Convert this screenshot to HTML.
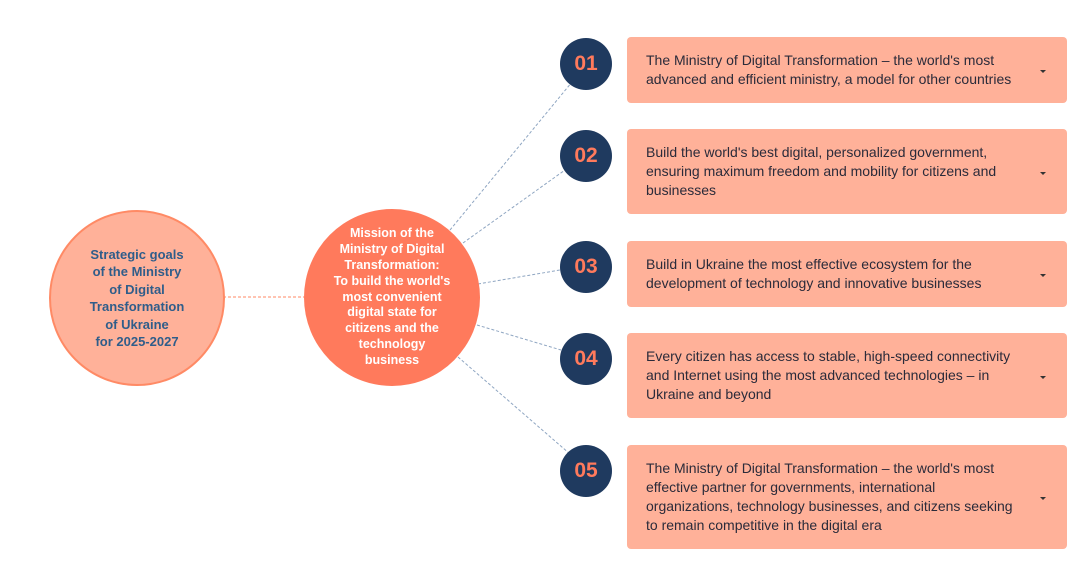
****
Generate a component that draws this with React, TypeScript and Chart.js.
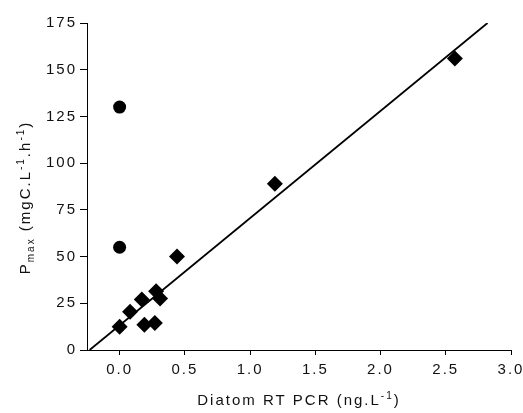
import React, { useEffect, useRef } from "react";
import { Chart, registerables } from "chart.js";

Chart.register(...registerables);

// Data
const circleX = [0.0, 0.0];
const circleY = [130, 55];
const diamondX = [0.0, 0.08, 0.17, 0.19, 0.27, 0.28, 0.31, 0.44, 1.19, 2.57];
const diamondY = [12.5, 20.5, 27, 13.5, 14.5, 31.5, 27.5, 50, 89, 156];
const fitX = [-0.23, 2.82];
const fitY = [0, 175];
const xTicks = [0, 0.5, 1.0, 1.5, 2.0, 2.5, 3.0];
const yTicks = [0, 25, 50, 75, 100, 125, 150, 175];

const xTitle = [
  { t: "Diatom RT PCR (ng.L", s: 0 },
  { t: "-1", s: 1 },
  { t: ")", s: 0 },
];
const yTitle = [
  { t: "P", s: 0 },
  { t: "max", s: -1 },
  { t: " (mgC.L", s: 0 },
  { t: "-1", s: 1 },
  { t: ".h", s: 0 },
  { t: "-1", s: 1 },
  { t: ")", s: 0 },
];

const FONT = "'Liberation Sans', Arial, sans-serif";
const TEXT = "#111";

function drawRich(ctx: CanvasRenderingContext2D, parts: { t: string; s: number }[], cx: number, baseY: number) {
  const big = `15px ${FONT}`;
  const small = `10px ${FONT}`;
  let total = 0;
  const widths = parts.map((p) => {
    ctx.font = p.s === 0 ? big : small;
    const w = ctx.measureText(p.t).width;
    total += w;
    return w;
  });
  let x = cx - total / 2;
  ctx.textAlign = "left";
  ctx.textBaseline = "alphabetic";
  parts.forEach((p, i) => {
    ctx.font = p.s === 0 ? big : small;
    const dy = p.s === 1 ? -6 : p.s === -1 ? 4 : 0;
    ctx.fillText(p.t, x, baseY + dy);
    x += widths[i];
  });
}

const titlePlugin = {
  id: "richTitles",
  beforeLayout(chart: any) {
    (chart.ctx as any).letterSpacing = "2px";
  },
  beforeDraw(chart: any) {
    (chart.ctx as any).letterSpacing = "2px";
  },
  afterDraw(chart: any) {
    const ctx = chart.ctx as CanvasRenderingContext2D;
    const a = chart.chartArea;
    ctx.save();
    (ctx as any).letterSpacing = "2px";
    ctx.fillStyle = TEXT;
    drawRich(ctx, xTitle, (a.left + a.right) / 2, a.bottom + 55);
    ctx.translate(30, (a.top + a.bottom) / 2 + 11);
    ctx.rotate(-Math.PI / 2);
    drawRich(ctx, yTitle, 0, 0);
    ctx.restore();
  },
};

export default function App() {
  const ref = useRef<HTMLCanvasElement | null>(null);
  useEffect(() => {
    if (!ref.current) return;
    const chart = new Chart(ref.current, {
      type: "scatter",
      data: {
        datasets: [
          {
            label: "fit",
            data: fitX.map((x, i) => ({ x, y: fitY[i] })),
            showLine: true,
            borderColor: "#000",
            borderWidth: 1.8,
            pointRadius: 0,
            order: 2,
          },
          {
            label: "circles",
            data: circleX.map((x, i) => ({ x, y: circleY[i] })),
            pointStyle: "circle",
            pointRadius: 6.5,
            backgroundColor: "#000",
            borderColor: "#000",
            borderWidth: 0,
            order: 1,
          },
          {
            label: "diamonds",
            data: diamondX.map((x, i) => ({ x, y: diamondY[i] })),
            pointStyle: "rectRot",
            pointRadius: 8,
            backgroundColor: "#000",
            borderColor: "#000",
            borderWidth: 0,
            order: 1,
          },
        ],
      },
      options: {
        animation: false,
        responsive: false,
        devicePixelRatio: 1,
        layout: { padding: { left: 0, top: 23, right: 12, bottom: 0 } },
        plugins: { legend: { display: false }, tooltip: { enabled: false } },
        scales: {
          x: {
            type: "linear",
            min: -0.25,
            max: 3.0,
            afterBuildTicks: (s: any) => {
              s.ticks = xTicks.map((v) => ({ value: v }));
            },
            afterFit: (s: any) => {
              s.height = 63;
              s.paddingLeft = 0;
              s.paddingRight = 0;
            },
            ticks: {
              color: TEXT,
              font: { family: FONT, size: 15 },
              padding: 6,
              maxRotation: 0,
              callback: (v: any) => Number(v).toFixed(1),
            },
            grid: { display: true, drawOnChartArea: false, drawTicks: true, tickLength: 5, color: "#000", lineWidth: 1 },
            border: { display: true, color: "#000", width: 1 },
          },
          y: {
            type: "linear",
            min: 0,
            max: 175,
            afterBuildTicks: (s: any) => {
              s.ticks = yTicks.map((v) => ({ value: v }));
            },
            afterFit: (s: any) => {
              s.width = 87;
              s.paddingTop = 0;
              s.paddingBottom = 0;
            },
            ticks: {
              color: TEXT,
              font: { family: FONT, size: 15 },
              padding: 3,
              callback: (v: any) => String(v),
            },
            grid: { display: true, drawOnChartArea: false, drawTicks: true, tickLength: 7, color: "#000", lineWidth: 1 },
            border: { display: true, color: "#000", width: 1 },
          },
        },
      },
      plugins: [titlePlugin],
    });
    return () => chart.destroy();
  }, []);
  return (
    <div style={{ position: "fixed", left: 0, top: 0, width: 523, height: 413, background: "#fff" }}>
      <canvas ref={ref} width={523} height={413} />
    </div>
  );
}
****
_REQUEST_
Select all lines with the word "React" from the entries above.

_CORRECT RESPONSE_
Generate a component that draws this with React, TypeScript and Chart.js.
import React, { useEffect, useRef } from "react";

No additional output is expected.